Convido as pessoas a refletirem sobre a construção de trabalhos educativos com cunho antirracista, fazendo algumas indagações no sentido contrário da palavra. Em um país como o Brasil, estruturalmente racista, sexista e classista, não ser racista não é suficiente. Trago para a luta Lélia Gonzales, filósofa e intelectual, que foi nossa pioneira no debate de gênero, raça e classe. Uma mulher negra que vivenciou o racismo e tentou, com muita luta e mobilização social, atravessar esse lugar. Precisamos estudar Lélia e outras como ela.

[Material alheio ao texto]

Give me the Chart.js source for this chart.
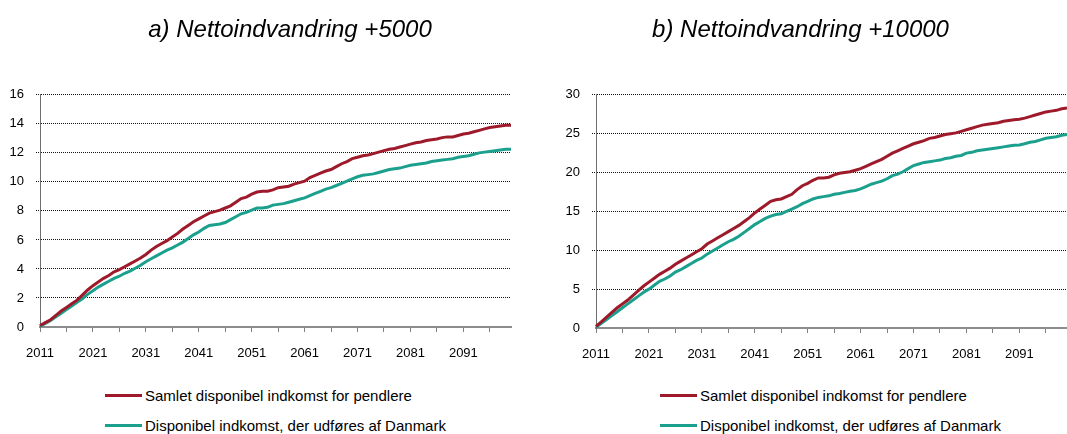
<!DOCTYPE html>
<html>
<head>
<meta charset="utf-8">
<script src="https://cdn.jsdelivr.net/npm/chart.js@4.4.0/dist/chart.umd.min.js"></script>
<style>
  body { margin: 0; background: #fff; width: 1067px; height: 434px; overflow: hidden; position: relative; }
  .box { position: absolute; top: 0; }
  .legend { position: absolute; font: 15px "Liberation Sans", Arial, sans-serif; color: #000; }
  .legend div { position: absolute; white-space: nowrap; height: 18px; line-height: 18px; }
  .legend span.ln { position: absolute; left: 0; top: 7px; width: 37px; height: 3px; }
  .legend span.tx { position: absolute; left: 40px; top: 0; }
</style>
</head>
<body>
<div class="box" style="left:0"><canvas id="chartA" width="580" height="363"></canvas></div>
<div class="box" style="left:534px"><canvas id="chartB" width="533" height="364"></canvas></div>
<div class="legend" id="legA" style="left:105px; top:387px"></div>
<div class="legend" id="legB" style="left:660px; top:387px"></div>

<script>
// years 2011 - 2100
const years = [];
for (let y = 2011; y <= 2100; y++) years.push(String(y));

const seriesNames = ['Samlet disponibel indkomst for pendlere', 'Disponibel indkomst, der udføres af Danmark'];
const titleA = 'a) Nettoindvandring +5000';
const titleB = 'b) Nettoindvandring +10000';

// a) +5000
const pendlereA = [
  0.1, 0.3, 0.5, 0.8, 1.1, 1.35, 1.6, 1.85, 2.2, 2.55,
  2.85, 3.1, 3.35, 3.55, 3.8, 3.95, 4.15, 4.35, 4.55, 4.75,
  5.0, 5.3, 5.55, 5.75, 5.95, 6.2, 6.45, 6.75, 7.0, 7.25,
  7.45, 7.65, 7.85, 7.95, 8.05, 8.2, 8.35, 8.6, 8.85, 8.95,
  9.15, 9.3, 9.35, 9.35, 9.45, 9.6, 9.65, 9.7, 9.85, 9.95,
  10.05, 10.3, 10.45, 10.6, 10.75, 10.85, 11.05, 11.25, 11.4, 11.6,
  11.7, 11.8, 11.85, 11.95, 12.05, 12.15, 12.25, 12.3, 12.4, 12.5,
  12.6, 12.7, 12.75, 12.85, 12.9, 12.95, 13.05, 13.1, 13.1, 13.2,
  13.3, 13.35, 13.45, 13.55, 13.65, 13.75, 13.8, 13.85, 13.9, 13.9
];
const udfoertA = [
  0.05, 0.25, 0.45, 0.7, 0.95, 1.2, 1.45, 1.7, 1.95, 2.25,
  2.5, 2.75, 2.95, 3.15, 3.35, 3.5, 3.7, 3.85, 4.05, 4.25,
  4.5, 4.7, 4.9, 5.1, 5.3, 5.45, 5.65, 5.85, 6.1, 6.35,
  6.55, 6.8, 7.0, 7.05, 7.1, 7.2, 7.4, 7.6, 7.8, 7.9,
  8.05, 8.2, 8.2, 8.25, 8.4, 8.45, 8.5, 8.6, 8.7, 8.8,
  8.9, 9.05, 9.2, 9.35, 9.5, 9.6, 9.75, 9.9, 10.05, 10.2,
  10.35, 10.45, 10.5, 10.55, 10.65, 10.75, 10.85, 10.9, 10.95, 11.05,
  11.15, 11.2, 11.25, 11.3, 11.4, 11.45, 11.5, 11.55, 11.6, 11.7,
  11.75, 11.8, 11.9, 12.0, 12.05, 12.1, 12.15, 12.2, 12.25, 12.25
];

// b) +10000
const pendlereB = [
  0.2, 0.8, 1.4, 2.0, 2.6, 3.1, 3.6, 4.2, 4.8, 5.4,
  5.9, 6.4, 6.9, 7.3, 7.7, 8.2, 8.6, 9.0, 9.4, 9.8,
  10.2, 10.8, 11.2, 11.6, 12.0, 12.4, 12.8, 13.2, 13.7, 14.2,
  14.8, 15.3, 15.8, 16.3, 16.5, 16.6, 16.9, 17.2, 17.8, 18.3,
  18.6, 19.0, 19.3, 19.3, 19.4, 19.7, 19.9, 20.0, 20.1, 20.3,
  20.5, 20.8, 21.1, 21.4, 21.7, 22.1, 22.5, 22.8, 23.1, 23.4,
  23.7, 23.9, 24.1, 24.4, 24.5, 24.7, 24.9, 25.0, 25.1, 25.3,
  25.5, 25.7, 25.9, 26.1, 26.2, 26.3, 26.4, 26.6, 26.7, 26.8,
  26.85, 27.0, 27.2, 27.4, 27.6, 27.8, 27.9, 28.0, 28.2, 28.3
];
const udfoertB = [
  0.1, 0.6, 1.1, 1.6, 2.1, 2.6, 3.1, 3.6, 4.1, 4.6,
  5.0, 5.5, 6.0, 6.3, 6.7, 7.2, 7.5, 7.9, 8.3, 8.7,
  9.0, 9.5, 9.9, 10.3, 10.7, 11.1, 11.4, 11.8, 12.3, 12.8,
  13.3, 13.7, 14.1, 14.4, 14.6, 14.7, 15.0, 15.3, 15.6, 16.0,
  16.3, 16.6, 16.8, 16.9, 17.0, 17.2, 17.3, 17.45, 17.6, 17.7,
  17.9, 18.2, 18.5, 18.7, 18.9, 19.2, 19.6, 19.8, 20.1, 20.5,
  20.9, 21.1, 21.3, 21.4, 21.5, 21.6, 21.8, 21.9, 22.1, 22.2,
  22.5, 22.6, 22.8, 22.9, 23.0, 23.1, 23.2, 23.3, 23.4, 23.5,
  23.55, 23.7, 23.9, 24.0, 24.2, 24.4, 24.5, 24.6, 24.8, 24.9
];

const yTicksA = { max: 16, step: 2 };
const yTicksB = { max: 30, step: 5 };

const RED = '#9e1a2b';
const TEAL = '#1aa08d';
const FONT = '"Liberation Sans", Arial, sans-serif';

function makeChart(id, title, red, teal, yt, axisWidth, padRight, xAxisHeight) {
  const ctx = document.getElementById(id).getContext('2d');
  return new Chart(ctx, {
    type: 'line',
    data: {
      labels: years,
      datasets: [
        { label: seriesNames[0], data: red, borderColor: RED, borderWidth: 3, pointRadius: 0, tension: 0 },
        { label: seriesNames[1], data: teal, borderColor: TEAL, borderWidth: 3, pointRadius: 0, tension: 0 }
      ]
    },
    options: {
      responsive: false,
      animation: false,
      plugins: {
        legend: { display: false },
        tooltip: { enabled: false },
        title: {
          display: true,
          text: title,
          color: '#000',
          font: { family: FONT, size: 24, style: 'italic', weight: 'normal' },
          padding: { top: 16, bottom: 50 }
        }
      },
      scales: {
        x: {
          type: 'category',
          offset: false,
          // keep room on the right without moving the title
          afterFit: s => { s.height = xAxisHeight; s.paddingRight = padRight; },
          grid: {
            drawOnChartArea: false,
            tickLength: 5,
            color: c => (c.index % 5 === 0 ? '#808080' : 'rgba(0,0,0,0)'),
            lineWidth: 1
          },
          border: { color: '#8c8c8c', width: 2 },
          ticks: {
            autoSkip: false,
            maxRotation: 0,
            padding: 14,
            color: '#000',
            font: { family: FONT, size: 13 },
            callback: (v, i) => (i % 10 === 0 ? years[i] : '')
          }
        },
        y: {
          min: 0,
          max: yt.max,
          afterFit: s => { s.width = axisWidth; },
          grid: {
            color: c => (c.tick && c.tick.value === 0 ? 'rgba(0,0,0,0)' : '#111'),
            tickLength: 4,
            tickBorderDash: [1, 1],
            lineWidth: 1
          },
          border: { color: '#6e6e6e', width: 1, dash: [1, 1] },
          ticks: {
            stepSize: yt.step,
            padding: 12,
            color: '#000',
            font: { family: FONT, size: 13 }
          }
        }
      }
    }
  });
}

const chartA = makeChart('chartA', titleA, pendlereA, udfoertA, yTicksA, 40, 69, 36);
const chartB = makeChart('chartB', titleB, pendlereB, udfoertB, yTicksB, 62, 0, 36);

function buildLegend(el, chart) {
  chart.data.datasets.forEach((ds, i) => {
    const row = document.createElement('div');
    row.style.top = (i * 30) + 'px';
    const ln = document.createElement('span');
    ln.className = 'ln';
    ln.style.background = ds.borderColor;
    const tx = document.createElement('span');
    tx.className = 'tx';
    tx.textContent = ds.label;
    row.appendChild(ln);
    row.appendChild(tx);
    el.appendChild(row);
  });
}
buildLegend(document.getElementById('legA'), chartA);
buildLegend(document.getElementById('legB'), chartB);
</script>
</body>
</html>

Djamila Ribeiro, filósofa brasileira, aponta reflexões sobre o racismo, principalmente como uma questão estrutural, trazendo muitas referências a respeito e colocando essa discussão, não no âmbito moral ou individual, mas no lugar de um problema estrutural da sociedade. Ou seja, nascemos num país que sustentou um sistema escravocrata por 300 anos e que, mesmo depois de uma falsa abolição, não deu condição do negro brasileiro construir sua vida com dignidade. O livro Pequeno Manual Antirracistafoi o mais vendido em 2019.

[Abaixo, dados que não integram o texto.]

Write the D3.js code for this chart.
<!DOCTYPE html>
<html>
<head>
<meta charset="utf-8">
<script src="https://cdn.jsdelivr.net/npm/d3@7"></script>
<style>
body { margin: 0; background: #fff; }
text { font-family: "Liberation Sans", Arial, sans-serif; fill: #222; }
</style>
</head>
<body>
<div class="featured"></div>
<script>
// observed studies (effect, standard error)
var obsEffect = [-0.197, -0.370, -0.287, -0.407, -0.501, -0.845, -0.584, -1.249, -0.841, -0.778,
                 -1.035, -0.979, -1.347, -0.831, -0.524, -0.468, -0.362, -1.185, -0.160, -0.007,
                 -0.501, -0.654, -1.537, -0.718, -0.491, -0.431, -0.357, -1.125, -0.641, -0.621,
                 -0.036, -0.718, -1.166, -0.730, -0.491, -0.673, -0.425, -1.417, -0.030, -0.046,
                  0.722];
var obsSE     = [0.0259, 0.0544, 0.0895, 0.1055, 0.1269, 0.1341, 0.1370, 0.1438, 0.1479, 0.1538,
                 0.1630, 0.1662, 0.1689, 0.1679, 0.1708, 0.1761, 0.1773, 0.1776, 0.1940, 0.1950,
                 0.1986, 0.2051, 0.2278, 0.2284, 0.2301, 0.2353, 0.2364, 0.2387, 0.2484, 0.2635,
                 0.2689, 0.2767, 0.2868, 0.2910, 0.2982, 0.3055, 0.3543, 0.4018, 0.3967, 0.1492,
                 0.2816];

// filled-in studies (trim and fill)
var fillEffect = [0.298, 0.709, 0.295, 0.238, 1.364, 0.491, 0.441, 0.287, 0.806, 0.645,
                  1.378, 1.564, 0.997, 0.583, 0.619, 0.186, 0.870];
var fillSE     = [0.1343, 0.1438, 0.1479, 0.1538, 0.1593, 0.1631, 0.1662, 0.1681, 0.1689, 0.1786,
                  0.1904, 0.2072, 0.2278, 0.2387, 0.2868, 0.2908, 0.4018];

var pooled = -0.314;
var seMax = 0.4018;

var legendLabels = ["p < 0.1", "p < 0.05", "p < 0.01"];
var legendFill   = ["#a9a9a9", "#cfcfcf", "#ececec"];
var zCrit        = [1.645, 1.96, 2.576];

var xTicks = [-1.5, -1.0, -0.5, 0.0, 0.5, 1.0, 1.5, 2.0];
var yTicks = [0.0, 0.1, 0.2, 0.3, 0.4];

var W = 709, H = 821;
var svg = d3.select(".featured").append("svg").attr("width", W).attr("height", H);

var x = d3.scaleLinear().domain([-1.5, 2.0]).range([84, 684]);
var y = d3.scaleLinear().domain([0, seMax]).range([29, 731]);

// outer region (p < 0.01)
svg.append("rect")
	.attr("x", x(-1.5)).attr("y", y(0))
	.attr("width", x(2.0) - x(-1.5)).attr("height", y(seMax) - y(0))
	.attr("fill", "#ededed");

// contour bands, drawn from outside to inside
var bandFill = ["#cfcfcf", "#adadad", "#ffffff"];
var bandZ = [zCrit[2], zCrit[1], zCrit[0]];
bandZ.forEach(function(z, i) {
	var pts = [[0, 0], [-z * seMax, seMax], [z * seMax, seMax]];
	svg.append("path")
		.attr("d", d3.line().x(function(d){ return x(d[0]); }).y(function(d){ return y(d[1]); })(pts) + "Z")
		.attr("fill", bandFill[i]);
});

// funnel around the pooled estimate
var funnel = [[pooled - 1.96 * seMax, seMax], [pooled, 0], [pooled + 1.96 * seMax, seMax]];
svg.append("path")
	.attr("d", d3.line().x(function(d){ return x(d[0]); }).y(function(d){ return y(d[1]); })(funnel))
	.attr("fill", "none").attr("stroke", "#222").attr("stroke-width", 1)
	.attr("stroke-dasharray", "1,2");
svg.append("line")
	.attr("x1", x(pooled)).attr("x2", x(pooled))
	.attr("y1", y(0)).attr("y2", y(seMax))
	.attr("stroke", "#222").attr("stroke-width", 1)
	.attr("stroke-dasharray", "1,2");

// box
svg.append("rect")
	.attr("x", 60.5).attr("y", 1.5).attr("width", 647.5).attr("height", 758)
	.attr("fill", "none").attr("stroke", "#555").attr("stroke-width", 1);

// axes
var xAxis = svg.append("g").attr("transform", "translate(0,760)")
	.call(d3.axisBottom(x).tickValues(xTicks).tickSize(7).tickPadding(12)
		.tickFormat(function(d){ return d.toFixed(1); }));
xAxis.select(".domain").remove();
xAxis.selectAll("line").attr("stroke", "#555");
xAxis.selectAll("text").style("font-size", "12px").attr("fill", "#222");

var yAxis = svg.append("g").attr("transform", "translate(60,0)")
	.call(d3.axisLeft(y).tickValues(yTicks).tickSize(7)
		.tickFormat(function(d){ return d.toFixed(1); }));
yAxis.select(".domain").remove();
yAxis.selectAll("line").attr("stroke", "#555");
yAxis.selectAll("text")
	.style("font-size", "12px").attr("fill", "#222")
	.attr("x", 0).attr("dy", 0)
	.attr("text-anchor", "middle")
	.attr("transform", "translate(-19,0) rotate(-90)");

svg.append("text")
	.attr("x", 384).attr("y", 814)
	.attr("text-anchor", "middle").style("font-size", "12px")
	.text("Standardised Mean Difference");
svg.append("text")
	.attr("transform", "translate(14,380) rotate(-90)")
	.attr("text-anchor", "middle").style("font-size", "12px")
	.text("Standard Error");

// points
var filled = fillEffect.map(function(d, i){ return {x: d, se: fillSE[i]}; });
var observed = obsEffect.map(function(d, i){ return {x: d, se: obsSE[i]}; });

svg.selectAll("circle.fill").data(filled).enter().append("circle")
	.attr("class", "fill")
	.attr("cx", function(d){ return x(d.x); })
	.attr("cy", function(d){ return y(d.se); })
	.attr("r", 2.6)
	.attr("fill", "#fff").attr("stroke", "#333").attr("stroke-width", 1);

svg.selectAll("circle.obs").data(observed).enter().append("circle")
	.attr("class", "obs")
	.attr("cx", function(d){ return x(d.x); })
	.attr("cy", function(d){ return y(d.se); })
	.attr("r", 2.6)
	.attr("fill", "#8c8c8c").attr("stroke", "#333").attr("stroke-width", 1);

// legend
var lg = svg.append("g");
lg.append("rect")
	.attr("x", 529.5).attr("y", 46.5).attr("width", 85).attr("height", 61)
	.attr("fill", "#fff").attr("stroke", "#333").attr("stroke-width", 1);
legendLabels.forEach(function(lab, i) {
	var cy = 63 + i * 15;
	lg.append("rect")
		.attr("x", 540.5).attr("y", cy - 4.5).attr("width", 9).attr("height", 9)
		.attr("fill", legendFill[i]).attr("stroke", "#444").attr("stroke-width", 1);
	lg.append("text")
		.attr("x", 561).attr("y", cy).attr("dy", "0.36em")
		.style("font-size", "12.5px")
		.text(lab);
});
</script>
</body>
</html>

Com a educação antirracista poderemos seguir parte da implementação da Lei 10.639/03, que é o ensino da história e da cultura afro-brasileira e africana e, em seguida, a implementação da Lei 11.465/08, que torna obrigatório o estudo dos povos indígenas nas escolas. Nem de longe, essas leis são suficientes para reparação histórica que esses povos vivenciaram. Mas são políticas compensatórias a todo histórico de injustiça, violência e agressão às culturas negra e indígena. Quando educadores propõem construir uma educação antirracista sabem que não adianta ter pressa, pois enfrentarão complicações e muita resistência para que se realizem de fato. Por que isso é um assunto interessante? É só parar e pensar que a maior parte da população brasileira é negra e indígena, mas não está ocupando os espaços de poder. E ainda mais, cadê as pessoas pretas e indígenas exercendo funções de trabalho que interferem na estrutura social? Onde estão as mulheres negras? Por que nos apagam se somos competentes? O problema é como nos olham, nos marginalizam e nos inferiorizam. Objetificam nossos corpos de uma forma cada vez mais insistente.
Os desafios são muitos! Mas tem como mudar, a partir do momento que nossas atitudes irem ao encontro da luta antirracista. É urgente! É ano de eleição e vocês já verificaram quantas mulheres, pessoas pretas temos na Câmara Legislativa? Precisamos questionar os privilégios dos brancos, defendendo as causas indígenas no trabalho ou no lazer.
Para combater o racismo na infância, primeiro tem de se lembrar que as crianças não nascem odiando o outro por ser negro, e, sim, elas foram ensinadas. A violência começa dentro de casa, reproduzindo atitudes enraizadas, vindas de quem deveria ensinar a amar. A educação de uma criança começa com o adulto se reeducando e entendendo de onde vem todo esse racismo. Basta de mais uma geração crescer aprendendo que ser negro é algo inferior ao branco, que provoca medo, que é suspeito e até ladrão. Além de todas as violências sofridas, sempre é culpado e encarcerado.
As escolas precisam se responsabilizar por ser uma instituição representativa. É preciso ter professores, coordenadores e diretores negros. Depende de nós conversarmos com a criança e respeitar seu entendimento, dando boas referências, se dedicar a não permitir que as crianças associem as negras somente com imagens ruins e violentas.